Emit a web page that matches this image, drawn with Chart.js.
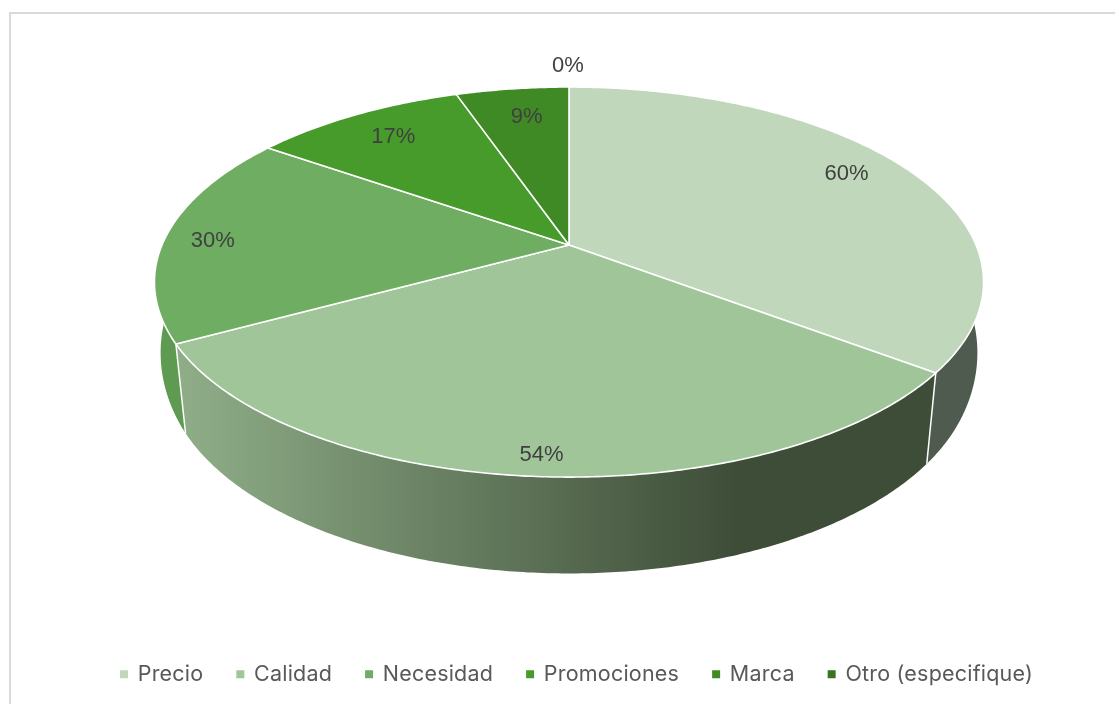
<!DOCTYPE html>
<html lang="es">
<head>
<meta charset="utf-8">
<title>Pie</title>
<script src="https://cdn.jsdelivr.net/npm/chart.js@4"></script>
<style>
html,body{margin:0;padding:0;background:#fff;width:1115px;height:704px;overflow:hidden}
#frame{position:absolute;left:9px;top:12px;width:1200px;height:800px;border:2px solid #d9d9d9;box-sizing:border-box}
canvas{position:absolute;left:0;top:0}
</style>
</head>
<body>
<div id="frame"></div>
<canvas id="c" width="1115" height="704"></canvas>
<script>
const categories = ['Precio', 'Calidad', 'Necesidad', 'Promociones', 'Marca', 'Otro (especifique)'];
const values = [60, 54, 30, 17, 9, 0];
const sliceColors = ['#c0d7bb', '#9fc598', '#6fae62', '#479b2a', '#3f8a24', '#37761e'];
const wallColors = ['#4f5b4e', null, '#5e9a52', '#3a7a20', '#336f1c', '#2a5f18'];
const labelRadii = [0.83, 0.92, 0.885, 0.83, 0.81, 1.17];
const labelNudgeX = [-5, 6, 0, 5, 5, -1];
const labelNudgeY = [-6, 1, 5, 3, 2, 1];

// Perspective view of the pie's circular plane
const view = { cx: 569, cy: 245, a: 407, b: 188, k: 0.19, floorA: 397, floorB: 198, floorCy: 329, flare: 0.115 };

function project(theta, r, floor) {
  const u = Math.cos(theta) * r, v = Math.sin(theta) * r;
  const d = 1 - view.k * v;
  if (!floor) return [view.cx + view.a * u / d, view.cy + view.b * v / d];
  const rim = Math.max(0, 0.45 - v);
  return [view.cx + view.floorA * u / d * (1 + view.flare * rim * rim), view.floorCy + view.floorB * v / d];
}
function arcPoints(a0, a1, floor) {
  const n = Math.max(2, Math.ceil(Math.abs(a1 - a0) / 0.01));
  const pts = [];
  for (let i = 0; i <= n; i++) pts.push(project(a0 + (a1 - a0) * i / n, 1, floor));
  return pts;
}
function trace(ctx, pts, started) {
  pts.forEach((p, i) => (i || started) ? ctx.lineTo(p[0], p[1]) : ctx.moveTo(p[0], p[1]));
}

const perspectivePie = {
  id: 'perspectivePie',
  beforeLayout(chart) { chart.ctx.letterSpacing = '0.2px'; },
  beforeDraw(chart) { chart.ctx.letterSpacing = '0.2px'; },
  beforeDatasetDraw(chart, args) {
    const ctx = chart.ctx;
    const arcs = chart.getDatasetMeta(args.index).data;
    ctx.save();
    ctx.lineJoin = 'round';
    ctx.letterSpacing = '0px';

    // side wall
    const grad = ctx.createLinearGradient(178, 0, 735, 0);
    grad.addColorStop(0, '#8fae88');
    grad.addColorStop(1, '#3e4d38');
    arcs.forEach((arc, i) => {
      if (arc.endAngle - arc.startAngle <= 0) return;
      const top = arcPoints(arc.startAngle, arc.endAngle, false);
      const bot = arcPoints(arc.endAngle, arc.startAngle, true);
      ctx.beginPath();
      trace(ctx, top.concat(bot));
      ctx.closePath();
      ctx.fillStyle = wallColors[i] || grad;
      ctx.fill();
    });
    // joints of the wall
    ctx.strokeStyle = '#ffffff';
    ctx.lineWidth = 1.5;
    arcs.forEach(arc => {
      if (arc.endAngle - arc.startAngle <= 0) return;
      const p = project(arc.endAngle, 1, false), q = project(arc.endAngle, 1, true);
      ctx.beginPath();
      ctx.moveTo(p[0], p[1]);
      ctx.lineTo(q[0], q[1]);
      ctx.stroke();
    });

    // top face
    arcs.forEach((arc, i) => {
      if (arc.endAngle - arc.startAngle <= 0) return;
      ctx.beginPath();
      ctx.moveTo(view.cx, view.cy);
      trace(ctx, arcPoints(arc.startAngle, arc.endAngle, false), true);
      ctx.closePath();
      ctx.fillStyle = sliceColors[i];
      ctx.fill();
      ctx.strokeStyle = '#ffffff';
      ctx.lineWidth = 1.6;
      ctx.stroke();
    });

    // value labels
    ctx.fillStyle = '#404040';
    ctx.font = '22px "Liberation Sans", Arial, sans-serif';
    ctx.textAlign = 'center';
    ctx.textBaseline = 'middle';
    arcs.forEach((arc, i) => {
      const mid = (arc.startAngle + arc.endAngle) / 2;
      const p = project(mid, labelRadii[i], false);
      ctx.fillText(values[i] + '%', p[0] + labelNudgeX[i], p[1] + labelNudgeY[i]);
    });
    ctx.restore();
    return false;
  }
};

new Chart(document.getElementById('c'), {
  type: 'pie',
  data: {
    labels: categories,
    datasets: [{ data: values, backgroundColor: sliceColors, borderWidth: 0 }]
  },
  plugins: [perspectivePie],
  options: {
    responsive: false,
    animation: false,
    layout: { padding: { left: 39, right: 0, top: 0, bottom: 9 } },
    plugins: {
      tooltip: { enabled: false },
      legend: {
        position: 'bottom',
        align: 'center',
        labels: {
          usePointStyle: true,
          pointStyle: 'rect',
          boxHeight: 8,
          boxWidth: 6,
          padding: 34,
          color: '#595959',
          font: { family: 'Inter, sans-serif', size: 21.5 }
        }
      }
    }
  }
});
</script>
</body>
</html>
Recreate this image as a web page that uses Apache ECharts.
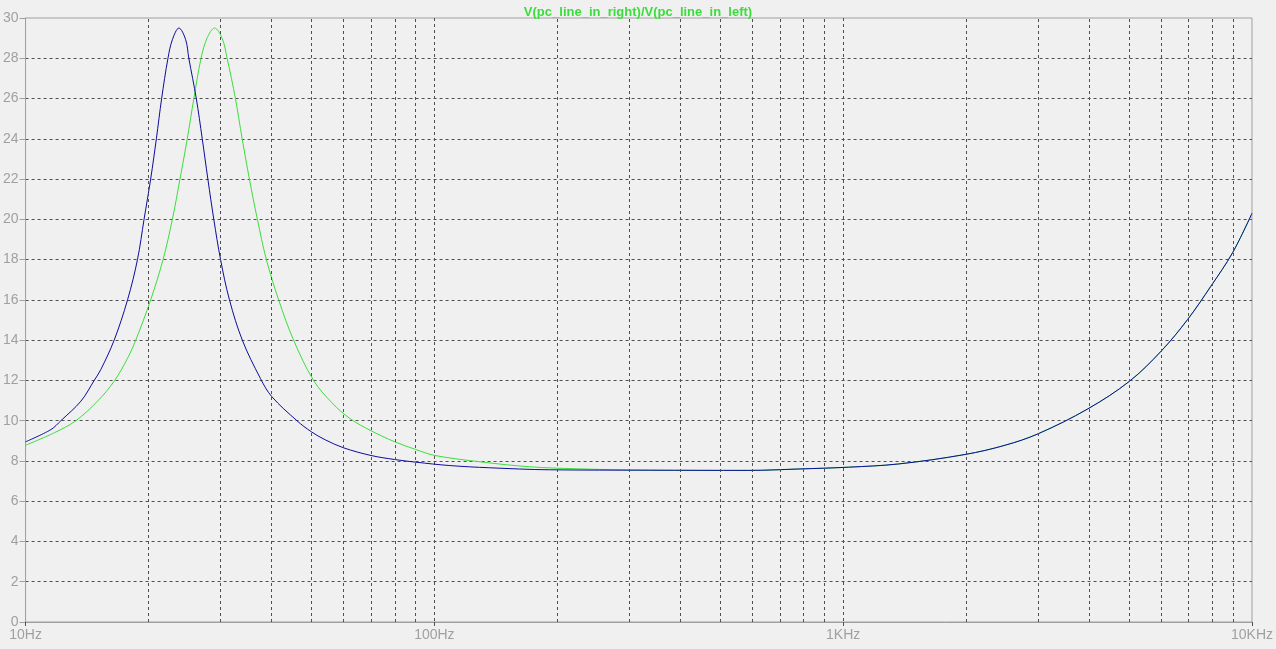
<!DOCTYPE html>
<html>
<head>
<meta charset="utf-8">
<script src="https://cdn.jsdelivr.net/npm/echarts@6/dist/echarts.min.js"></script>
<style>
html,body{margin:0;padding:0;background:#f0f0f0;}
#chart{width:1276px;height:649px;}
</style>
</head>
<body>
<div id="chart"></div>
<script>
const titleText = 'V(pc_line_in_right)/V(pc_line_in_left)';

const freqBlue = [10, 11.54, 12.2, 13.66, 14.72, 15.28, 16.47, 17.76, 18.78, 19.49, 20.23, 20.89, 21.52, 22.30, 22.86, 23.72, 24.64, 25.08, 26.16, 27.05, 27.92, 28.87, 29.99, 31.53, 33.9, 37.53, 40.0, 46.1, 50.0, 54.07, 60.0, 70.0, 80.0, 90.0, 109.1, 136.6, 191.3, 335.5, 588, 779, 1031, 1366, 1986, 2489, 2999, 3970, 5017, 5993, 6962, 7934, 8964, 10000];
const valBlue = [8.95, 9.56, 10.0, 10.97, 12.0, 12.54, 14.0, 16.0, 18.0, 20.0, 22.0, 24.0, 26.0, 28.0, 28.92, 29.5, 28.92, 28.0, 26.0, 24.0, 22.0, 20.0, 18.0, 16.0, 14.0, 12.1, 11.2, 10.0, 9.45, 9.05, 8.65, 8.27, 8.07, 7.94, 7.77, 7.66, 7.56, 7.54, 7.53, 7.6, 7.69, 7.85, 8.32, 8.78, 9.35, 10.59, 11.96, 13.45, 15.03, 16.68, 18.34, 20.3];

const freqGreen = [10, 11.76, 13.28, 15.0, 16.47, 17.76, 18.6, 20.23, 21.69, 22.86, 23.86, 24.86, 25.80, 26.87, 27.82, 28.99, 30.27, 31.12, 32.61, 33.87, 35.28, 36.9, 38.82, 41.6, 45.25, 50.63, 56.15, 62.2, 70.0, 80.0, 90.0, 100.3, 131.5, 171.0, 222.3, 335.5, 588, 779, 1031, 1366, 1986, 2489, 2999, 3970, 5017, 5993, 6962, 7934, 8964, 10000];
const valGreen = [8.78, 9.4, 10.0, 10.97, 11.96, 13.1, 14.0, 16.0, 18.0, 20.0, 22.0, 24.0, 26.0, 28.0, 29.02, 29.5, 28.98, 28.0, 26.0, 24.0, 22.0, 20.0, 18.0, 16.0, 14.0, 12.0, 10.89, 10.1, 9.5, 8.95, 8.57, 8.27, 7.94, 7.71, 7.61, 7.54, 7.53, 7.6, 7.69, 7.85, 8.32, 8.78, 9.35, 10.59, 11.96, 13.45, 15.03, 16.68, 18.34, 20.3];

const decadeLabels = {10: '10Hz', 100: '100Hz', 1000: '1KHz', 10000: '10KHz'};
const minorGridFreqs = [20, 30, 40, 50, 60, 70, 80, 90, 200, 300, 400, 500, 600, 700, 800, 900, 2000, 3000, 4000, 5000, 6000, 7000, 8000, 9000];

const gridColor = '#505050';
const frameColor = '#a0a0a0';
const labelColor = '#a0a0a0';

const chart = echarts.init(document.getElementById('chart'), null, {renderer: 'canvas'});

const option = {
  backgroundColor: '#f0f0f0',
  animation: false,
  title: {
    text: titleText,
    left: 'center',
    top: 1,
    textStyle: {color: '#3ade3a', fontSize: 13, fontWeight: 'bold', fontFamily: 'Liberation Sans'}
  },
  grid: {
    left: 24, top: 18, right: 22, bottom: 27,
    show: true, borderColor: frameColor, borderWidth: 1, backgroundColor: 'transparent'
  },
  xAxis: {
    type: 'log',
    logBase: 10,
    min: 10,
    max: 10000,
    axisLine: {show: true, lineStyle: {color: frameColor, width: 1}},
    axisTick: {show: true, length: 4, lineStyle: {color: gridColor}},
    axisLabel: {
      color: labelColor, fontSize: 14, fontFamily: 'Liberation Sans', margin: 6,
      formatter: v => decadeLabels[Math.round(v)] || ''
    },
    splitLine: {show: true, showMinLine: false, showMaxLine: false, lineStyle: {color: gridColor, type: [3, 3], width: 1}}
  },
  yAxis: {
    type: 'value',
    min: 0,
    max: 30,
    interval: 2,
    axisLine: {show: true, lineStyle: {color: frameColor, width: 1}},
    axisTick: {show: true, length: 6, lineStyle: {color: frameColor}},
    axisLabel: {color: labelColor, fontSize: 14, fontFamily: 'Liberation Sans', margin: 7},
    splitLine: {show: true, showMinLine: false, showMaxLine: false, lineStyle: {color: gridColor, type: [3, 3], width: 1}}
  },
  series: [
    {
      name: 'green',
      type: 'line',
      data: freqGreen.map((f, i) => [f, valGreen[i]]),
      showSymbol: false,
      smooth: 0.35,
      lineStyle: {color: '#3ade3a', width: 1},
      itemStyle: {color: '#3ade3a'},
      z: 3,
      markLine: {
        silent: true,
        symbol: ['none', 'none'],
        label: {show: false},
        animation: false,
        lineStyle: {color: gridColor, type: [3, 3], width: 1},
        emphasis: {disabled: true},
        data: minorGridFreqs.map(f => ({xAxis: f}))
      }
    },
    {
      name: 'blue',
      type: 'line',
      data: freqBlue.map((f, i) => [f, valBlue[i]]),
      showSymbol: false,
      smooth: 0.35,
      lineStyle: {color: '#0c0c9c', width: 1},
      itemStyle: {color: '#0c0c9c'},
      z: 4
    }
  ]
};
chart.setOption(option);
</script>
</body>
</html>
....................
DIRECTION: Count how many lines of the data include the word "image". Your reply should be that number alone.

ANSWER TO THE EXERCISE: 2